**TASK:** Omit all pictures and transcribe only the lines in the entries below that run from the line with "Generate a component" through the line with "5.5, 5, 5, 4.5];".

**MATERIAL PROVIDED:**
────────

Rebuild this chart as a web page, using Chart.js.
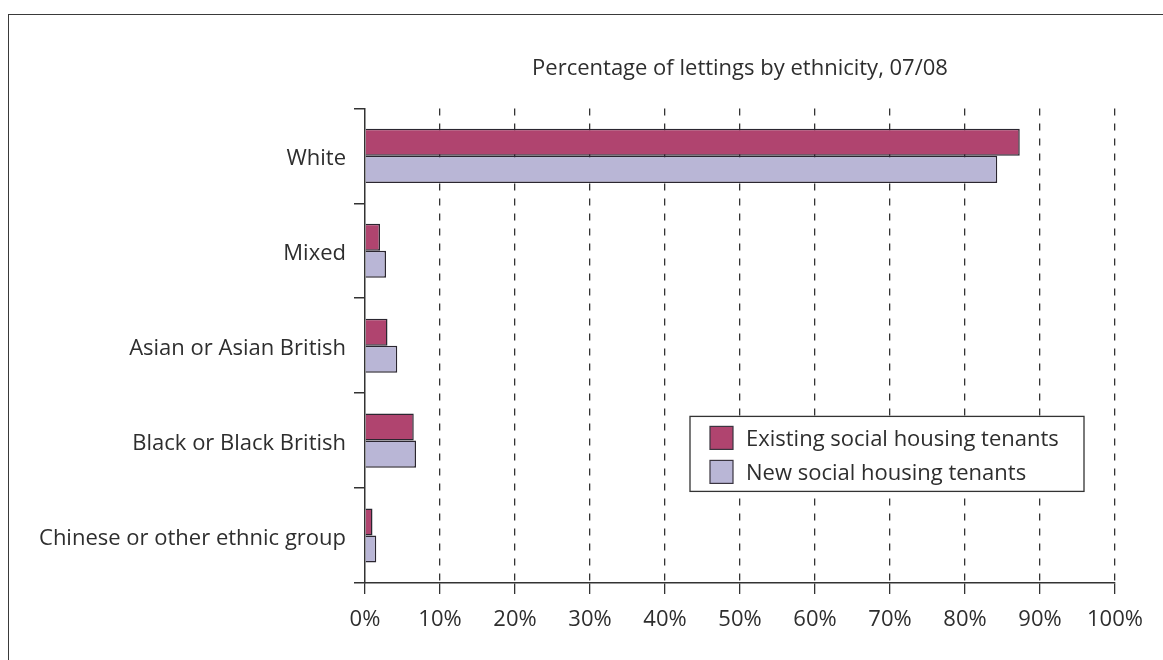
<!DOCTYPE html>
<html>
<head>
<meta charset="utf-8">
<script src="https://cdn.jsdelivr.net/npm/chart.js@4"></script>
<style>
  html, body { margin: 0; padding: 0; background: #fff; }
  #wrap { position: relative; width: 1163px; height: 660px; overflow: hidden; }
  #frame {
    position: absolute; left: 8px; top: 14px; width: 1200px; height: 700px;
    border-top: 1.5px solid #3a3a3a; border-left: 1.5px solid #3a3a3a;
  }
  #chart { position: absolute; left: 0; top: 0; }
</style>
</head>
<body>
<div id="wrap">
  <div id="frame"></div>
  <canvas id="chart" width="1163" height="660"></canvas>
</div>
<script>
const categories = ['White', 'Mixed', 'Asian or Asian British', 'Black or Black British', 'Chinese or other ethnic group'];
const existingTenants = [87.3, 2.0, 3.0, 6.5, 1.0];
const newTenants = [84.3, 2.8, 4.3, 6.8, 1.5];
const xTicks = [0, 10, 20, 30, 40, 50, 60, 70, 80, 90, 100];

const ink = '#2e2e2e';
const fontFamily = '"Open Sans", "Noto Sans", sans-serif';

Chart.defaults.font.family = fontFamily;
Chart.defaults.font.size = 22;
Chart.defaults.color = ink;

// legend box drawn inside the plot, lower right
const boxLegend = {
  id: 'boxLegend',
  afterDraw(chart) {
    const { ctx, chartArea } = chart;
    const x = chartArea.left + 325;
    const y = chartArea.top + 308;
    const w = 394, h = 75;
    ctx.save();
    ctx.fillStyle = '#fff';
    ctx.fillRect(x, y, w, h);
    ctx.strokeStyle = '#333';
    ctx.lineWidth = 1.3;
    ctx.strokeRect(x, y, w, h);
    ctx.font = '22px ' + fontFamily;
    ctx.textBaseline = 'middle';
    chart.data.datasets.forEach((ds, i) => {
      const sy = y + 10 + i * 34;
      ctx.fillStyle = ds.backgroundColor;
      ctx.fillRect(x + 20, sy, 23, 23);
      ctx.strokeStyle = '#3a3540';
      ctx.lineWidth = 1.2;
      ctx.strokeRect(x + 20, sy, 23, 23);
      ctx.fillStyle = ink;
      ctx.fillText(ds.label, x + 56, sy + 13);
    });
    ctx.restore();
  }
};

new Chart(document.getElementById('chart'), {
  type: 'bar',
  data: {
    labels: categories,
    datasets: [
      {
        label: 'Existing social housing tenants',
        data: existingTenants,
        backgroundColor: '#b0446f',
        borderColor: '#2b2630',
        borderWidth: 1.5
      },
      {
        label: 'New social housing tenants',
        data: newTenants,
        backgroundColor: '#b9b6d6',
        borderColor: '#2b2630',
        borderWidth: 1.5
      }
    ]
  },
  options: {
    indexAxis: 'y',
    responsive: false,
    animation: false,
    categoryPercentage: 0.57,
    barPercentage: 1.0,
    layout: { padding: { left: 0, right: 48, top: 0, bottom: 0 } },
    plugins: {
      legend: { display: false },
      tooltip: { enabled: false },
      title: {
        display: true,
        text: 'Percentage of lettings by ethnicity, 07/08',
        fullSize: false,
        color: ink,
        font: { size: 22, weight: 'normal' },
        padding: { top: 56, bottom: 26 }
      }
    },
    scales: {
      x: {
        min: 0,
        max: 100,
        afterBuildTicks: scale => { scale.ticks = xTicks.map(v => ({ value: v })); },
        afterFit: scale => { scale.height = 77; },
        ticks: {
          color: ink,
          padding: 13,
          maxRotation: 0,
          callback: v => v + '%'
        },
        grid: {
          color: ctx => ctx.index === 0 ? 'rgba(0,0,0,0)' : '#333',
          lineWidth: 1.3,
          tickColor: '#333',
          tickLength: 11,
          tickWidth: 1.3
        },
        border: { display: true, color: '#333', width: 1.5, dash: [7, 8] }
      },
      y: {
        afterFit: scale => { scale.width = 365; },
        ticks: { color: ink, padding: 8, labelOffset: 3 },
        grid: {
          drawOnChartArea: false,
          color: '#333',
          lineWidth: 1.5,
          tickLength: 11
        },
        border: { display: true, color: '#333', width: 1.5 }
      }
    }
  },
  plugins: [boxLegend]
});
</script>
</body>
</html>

────────

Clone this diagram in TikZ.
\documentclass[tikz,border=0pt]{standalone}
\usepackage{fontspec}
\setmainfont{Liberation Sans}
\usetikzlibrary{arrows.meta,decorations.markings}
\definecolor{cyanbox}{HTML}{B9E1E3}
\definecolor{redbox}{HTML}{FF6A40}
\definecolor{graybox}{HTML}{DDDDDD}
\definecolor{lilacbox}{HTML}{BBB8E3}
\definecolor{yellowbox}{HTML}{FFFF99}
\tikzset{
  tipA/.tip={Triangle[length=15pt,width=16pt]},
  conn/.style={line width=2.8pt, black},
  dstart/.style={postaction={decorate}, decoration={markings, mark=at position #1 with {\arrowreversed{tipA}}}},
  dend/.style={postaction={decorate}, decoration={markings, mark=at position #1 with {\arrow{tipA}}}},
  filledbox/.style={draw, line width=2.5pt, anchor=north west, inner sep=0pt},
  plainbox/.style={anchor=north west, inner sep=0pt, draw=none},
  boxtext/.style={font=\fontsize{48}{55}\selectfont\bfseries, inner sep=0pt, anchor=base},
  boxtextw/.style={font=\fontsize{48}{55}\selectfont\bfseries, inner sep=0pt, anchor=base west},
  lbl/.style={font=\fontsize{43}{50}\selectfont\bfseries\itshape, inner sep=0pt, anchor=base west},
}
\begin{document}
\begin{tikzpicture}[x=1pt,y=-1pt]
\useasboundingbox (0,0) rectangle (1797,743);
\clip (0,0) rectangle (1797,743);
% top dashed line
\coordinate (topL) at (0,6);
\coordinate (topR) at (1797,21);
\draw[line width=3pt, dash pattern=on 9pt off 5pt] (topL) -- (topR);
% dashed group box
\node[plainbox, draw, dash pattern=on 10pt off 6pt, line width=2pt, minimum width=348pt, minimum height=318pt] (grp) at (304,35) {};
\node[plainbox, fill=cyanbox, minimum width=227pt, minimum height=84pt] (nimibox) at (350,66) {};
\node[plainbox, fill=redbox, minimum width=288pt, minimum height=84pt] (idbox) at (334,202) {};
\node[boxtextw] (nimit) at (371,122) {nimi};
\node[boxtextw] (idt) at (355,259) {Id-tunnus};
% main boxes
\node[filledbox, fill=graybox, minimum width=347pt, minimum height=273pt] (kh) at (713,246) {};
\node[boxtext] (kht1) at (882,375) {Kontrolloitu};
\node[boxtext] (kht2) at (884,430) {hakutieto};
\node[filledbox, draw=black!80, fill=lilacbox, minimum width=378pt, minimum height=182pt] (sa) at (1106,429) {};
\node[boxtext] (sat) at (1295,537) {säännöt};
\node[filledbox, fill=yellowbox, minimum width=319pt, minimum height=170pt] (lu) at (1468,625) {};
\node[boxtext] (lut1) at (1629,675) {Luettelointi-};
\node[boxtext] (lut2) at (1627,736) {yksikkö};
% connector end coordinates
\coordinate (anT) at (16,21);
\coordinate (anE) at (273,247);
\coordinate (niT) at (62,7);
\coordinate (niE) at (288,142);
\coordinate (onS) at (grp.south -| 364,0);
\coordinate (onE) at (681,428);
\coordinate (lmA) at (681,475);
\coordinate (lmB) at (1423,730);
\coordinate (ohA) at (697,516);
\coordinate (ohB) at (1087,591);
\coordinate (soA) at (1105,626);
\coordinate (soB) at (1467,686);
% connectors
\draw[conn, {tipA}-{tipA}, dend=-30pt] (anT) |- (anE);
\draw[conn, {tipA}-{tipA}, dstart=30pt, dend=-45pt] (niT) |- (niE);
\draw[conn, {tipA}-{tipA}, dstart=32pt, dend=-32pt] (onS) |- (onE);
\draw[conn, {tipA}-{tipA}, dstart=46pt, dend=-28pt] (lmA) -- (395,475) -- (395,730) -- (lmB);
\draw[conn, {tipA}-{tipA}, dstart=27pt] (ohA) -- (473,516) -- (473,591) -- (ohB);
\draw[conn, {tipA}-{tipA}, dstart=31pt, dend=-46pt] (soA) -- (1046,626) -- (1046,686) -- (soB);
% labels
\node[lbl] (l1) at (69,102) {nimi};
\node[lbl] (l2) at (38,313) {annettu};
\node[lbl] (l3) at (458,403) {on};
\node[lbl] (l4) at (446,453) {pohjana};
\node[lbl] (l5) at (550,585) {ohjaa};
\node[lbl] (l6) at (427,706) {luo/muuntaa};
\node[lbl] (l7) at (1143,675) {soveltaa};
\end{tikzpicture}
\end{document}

────────

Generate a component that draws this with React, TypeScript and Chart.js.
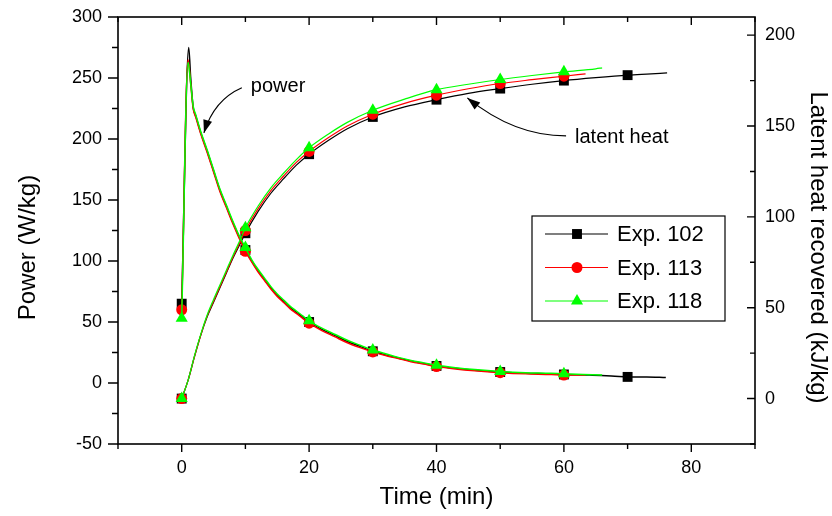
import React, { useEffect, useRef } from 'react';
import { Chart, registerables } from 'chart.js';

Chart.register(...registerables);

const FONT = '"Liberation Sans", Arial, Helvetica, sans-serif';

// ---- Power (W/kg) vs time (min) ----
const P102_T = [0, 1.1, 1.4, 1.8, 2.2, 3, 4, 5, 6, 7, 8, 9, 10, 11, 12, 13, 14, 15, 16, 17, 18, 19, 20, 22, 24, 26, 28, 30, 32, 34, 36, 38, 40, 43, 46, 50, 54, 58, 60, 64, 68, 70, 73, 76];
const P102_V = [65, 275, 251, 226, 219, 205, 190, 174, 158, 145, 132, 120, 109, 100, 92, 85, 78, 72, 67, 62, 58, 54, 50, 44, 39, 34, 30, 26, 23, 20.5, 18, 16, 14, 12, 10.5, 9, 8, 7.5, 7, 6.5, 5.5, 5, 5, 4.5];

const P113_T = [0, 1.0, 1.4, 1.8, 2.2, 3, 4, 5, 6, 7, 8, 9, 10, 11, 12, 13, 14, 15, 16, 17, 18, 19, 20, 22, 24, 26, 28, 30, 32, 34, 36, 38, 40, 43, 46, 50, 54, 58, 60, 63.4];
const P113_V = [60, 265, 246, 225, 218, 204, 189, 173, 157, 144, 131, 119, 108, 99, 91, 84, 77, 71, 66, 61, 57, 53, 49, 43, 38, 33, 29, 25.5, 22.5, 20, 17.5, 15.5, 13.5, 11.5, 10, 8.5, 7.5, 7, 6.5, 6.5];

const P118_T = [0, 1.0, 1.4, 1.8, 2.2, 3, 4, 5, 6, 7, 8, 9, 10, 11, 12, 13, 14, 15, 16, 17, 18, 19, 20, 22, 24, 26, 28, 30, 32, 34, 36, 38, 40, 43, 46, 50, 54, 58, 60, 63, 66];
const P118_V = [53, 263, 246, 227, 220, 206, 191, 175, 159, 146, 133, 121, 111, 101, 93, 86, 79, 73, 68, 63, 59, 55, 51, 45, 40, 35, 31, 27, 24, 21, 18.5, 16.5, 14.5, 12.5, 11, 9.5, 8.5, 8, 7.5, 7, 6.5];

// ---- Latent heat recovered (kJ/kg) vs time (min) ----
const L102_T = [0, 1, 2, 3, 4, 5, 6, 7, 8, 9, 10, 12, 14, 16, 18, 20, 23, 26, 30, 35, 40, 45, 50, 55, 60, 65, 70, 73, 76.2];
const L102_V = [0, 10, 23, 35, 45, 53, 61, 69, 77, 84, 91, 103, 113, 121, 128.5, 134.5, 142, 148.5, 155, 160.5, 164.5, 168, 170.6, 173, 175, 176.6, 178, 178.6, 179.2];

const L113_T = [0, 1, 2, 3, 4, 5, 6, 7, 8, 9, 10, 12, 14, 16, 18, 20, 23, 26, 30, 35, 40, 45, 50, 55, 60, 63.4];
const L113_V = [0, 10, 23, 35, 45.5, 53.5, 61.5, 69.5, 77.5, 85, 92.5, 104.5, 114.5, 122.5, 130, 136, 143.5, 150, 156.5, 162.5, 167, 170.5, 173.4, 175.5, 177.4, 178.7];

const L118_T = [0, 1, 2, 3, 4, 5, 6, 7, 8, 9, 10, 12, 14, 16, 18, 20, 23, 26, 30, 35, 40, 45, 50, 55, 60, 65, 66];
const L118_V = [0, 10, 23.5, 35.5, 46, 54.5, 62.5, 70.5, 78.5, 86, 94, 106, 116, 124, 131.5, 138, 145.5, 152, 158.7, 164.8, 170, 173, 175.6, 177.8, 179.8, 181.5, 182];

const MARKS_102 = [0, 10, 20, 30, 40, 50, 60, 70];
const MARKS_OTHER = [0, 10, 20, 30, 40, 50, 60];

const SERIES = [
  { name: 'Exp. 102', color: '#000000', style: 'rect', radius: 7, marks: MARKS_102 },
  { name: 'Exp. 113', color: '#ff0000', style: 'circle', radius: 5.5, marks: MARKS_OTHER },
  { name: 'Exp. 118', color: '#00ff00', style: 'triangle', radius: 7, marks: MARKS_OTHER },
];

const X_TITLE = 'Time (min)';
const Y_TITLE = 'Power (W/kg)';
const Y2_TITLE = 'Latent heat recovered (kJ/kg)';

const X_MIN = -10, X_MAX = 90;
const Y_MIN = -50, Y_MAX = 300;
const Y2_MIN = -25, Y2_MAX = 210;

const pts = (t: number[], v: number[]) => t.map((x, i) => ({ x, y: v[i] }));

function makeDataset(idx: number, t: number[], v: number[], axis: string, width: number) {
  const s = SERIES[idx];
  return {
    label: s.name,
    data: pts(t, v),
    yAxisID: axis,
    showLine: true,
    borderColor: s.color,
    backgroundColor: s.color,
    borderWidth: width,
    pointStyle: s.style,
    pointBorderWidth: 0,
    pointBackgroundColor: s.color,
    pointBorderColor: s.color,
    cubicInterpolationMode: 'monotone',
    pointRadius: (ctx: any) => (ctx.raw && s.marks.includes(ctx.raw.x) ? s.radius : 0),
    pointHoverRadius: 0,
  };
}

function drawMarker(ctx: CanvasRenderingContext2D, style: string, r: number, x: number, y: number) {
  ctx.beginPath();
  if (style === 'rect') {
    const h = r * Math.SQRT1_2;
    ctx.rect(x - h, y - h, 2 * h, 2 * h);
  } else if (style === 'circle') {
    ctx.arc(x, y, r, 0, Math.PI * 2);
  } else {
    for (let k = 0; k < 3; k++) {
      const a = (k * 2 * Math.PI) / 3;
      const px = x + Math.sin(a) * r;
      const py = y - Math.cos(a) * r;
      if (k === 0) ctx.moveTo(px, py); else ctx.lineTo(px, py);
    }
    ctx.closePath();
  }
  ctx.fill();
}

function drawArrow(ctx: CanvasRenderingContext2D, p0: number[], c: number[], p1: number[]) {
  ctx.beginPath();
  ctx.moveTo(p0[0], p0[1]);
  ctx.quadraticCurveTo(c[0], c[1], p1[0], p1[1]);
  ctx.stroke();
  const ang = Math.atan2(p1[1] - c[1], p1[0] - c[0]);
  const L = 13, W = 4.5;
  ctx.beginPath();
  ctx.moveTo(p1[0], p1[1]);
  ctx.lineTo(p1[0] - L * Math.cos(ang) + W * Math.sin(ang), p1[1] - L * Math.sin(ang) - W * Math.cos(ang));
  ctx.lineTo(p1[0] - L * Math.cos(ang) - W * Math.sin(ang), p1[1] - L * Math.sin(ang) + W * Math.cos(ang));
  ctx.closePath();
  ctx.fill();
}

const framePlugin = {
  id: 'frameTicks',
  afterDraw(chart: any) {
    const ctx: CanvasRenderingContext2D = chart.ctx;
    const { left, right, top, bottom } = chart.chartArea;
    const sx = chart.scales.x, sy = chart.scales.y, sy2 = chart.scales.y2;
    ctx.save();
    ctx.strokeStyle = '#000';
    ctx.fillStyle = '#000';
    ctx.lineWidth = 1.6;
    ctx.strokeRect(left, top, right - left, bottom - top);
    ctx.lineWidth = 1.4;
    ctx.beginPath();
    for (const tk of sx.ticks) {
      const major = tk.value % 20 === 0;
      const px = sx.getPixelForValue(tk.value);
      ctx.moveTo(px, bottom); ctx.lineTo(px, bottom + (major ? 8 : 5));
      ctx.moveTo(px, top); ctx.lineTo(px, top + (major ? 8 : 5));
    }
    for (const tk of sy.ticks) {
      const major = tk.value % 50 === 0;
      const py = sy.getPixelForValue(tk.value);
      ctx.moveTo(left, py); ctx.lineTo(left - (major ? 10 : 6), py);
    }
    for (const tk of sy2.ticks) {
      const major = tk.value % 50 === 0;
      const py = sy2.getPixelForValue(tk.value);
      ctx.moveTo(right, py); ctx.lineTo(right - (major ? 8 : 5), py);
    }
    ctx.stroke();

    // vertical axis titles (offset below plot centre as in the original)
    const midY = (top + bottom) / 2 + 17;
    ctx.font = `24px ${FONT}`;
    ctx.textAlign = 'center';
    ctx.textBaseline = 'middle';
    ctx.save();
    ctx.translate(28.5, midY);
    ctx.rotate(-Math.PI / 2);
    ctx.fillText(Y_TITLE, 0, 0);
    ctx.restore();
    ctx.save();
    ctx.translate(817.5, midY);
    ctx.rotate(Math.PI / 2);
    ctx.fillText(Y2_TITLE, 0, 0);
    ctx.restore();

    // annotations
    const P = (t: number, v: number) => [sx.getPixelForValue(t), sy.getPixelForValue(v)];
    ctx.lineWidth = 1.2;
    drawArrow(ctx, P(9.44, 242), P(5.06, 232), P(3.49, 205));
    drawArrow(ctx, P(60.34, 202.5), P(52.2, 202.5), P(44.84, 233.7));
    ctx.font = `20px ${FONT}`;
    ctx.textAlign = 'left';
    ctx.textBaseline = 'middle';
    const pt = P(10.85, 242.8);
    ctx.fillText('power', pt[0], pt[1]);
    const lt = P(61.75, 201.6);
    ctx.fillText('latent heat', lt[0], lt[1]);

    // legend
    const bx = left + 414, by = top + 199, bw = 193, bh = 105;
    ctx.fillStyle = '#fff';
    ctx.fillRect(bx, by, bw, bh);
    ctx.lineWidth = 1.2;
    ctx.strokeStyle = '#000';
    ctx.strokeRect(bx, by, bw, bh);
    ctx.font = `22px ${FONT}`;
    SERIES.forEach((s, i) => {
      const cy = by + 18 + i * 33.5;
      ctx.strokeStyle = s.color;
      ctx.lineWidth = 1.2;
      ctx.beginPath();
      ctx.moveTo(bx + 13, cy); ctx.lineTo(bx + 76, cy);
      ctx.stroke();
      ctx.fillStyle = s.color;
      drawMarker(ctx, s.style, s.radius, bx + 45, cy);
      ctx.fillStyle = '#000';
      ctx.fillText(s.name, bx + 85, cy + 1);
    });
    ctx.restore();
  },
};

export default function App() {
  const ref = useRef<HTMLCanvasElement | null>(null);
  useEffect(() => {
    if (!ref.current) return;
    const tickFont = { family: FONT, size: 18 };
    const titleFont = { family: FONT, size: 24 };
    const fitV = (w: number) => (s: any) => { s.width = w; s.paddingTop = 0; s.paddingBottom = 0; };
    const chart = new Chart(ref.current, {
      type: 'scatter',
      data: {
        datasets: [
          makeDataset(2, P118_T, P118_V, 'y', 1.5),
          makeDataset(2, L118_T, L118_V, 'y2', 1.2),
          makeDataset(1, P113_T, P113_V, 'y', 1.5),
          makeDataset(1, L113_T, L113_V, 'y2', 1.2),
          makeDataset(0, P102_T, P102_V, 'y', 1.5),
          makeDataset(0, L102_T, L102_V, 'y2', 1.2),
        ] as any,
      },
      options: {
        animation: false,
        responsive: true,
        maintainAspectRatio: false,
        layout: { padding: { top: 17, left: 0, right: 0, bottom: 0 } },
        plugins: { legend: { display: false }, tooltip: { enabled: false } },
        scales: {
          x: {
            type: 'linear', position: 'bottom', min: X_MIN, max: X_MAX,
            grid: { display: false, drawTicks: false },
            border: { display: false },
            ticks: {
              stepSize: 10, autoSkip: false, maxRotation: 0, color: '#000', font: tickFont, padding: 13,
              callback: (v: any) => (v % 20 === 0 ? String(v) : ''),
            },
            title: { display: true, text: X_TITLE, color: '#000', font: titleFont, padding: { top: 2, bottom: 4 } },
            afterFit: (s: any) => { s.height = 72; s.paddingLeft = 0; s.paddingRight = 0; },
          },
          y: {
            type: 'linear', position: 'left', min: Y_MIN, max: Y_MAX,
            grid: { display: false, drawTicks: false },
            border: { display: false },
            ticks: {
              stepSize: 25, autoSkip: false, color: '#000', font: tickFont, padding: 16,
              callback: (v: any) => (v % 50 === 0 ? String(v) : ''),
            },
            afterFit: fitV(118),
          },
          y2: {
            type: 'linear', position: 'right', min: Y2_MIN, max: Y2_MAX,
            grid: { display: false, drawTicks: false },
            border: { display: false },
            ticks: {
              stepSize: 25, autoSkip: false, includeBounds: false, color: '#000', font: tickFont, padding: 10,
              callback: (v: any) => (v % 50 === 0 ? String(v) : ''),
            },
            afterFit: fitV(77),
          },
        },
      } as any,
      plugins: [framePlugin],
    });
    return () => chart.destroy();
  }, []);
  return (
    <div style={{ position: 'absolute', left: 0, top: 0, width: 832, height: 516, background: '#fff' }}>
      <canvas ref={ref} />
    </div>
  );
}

────────

**RESULT OF THE EXERCISE:**
Generate a component that draws this with React, TypeScript and Chart.js.
import React, { useEffect, useRef } from 'react';
import { Chart, registerables } from 'chart.js';

Chart.register(...registerables);

const FONT = '"Liberation Sans", Arial, Helvetica, sans-serif';

// ---- Power (W/kg) vs time (min) ----
const P102_T = [0, 1.1, 1.4, 1.8, 2.2, 3, 4, 5, 6, 7, 8, 9, 10, 11, 12, 13, 14, 15, 16, 17, 18, 19, 20, 22, 24, 26, 28, 30, 32, 34, 36, 38, 40, 43, 46, 50, 54, 58, 60, 64, 68, 70, 73, 76];
const P102_V = [65, 275, 251, 226, 219, 205, 190, 174, 158, 145, 132, 120, 109, 100, 92, 85, 78, 72, 67, 62, 58, 54, 50, 44, 39, 34, 30, 26, 23, 20.5, 18, 16, 14, 12, 10.5, 9, 8, 7.5, 7, 6.5, 5.5, 5, 5, 4.5];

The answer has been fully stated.